Gerry answers simply,’ that’s what he was wearing on the day and thats where I met him!’ ( that was me told! )

However, the significance of the setting was not entirely accidental. Gerry explains that this shows grandeur and ordinariness in one picture.
Henry Shefflin is shown in the image on his own club pitch in Ballyhale, Co Kilkenny; its where his hurling dream began.. he makes us bring the sport back to a local level, to its heart.
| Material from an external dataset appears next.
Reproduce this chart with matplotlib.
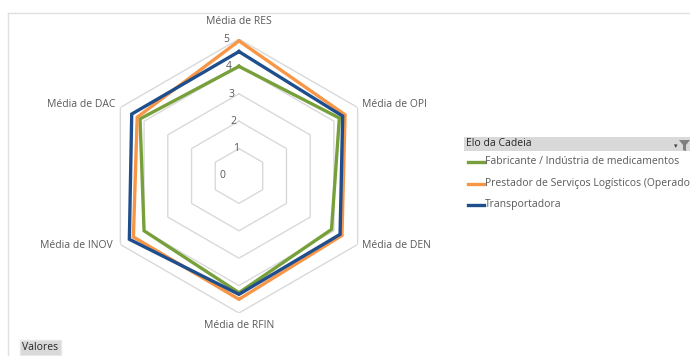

It shows that heroes are cultivated by their community.

So whats next for Gerry Davis? ‘I have just started work for a new exhibition in 2019.. there is no theme yet; I tend to paint for while and then retrospectively note a pattern or underlying similarity…. that decides my theme and title.!’

It was a joy for me to chat to Gerry, examine some of his work, as a complete amateur, and it felt as though I was stepping into the world of finding beauty in the mundane, exhilaration in the ordinary, almost a journey in mindfulness.
I wish Gerry well in his next exhibition and he has certainly gained a new supporter!

Examples of exhibitions include What Has Been Shall Always Never Be Again at Ormston House, Limerick, The Forest That Hears and The Field That Sees at Damer House, Roscrea and a solo show, Studio, at Pallas Projects, Dublin.